Cebindeki bıçak ile deliği büyütünce, ömründe görmediği kadar güzel bir bahçeye girer. Bu bahçede eşi benzeri olmayan çiçekler ve bir havuz ile pek çok yılan görür. Havuzun başındaki tahtta süt beyaz vücutlu bir yılan oturmaktadır. Şahmeran'ın güvenini kazanan Cemşab uzun yıllar bu bahçede yaşar. Şahmeran ona tıp biliminin bilinmediklerini söyler. Yıllar sonra, ailesini çok özlediğini söyleyip gitmek için yalvarır. Bunun üzerine Şahmeran da kendisini salıvereceğini, ancak yerini kimseye söylemeyeceğine dair söz vermesini ister.
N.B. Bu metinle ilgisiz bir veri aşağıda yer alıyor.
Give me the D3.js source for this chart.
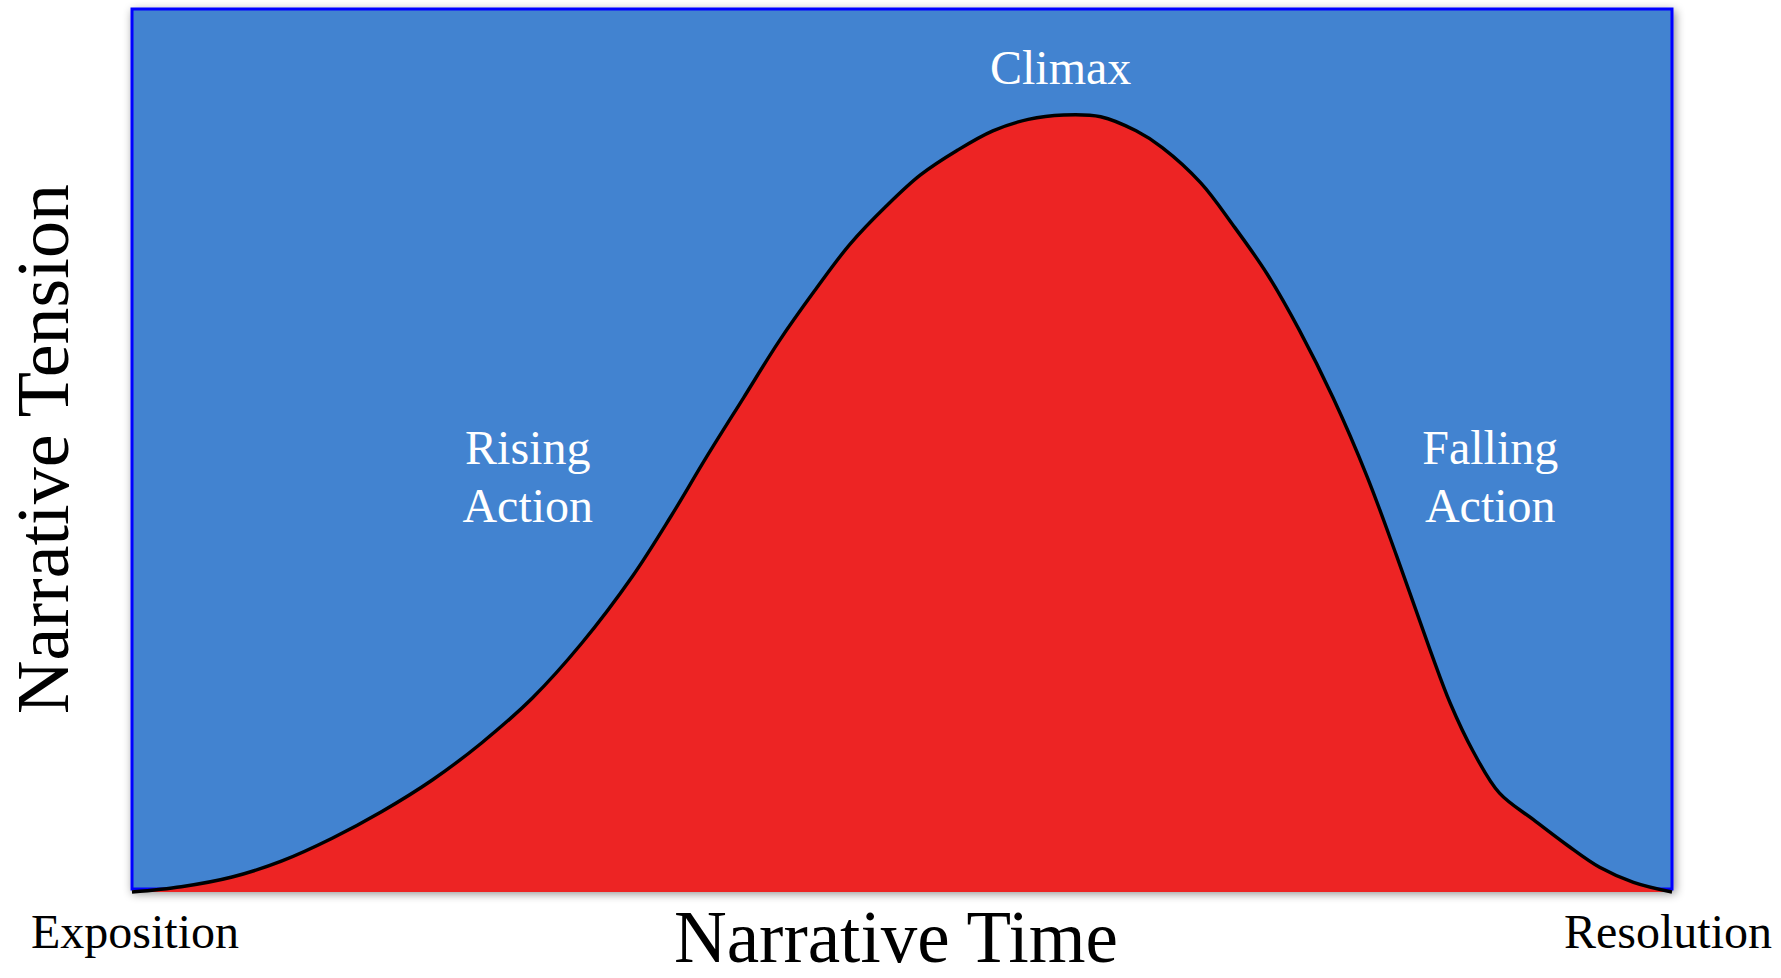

Şahmeran'a söz verip ailesine kavuşan Cemşab uzun yıllar verdiği sözde durarak Şahmeran'ın yerini kimseye söylememiş. Bir gün ülkenin padişahı hastalanmış. Vezir, hastalığın çaresinin Şahmeran'ın etini yemek olduğunu söylemiş ve her yere haber salınmış. Ülkenin veziri herkesi tek tek hamama sokmuş. Sıra Cemşab'a gelmiş. Cemşab soyununca vezir Cemşab'ın derisinde pullar olduğunu görünce Cemşab'ı konuşturmayı başarmış. Cemşab kuyunun yerini gösterince Şahmeran bulunup dışarı çıkarılmış. Şahmeran Cemşab'a, "Benim başımı kaynatıp padişaha içir, padişah kurtulsun, gövdemi de vezire içir, ölsün, kuyruğumu da kaynatıp sen iç, böylece Lokman Hekim ol" demiş.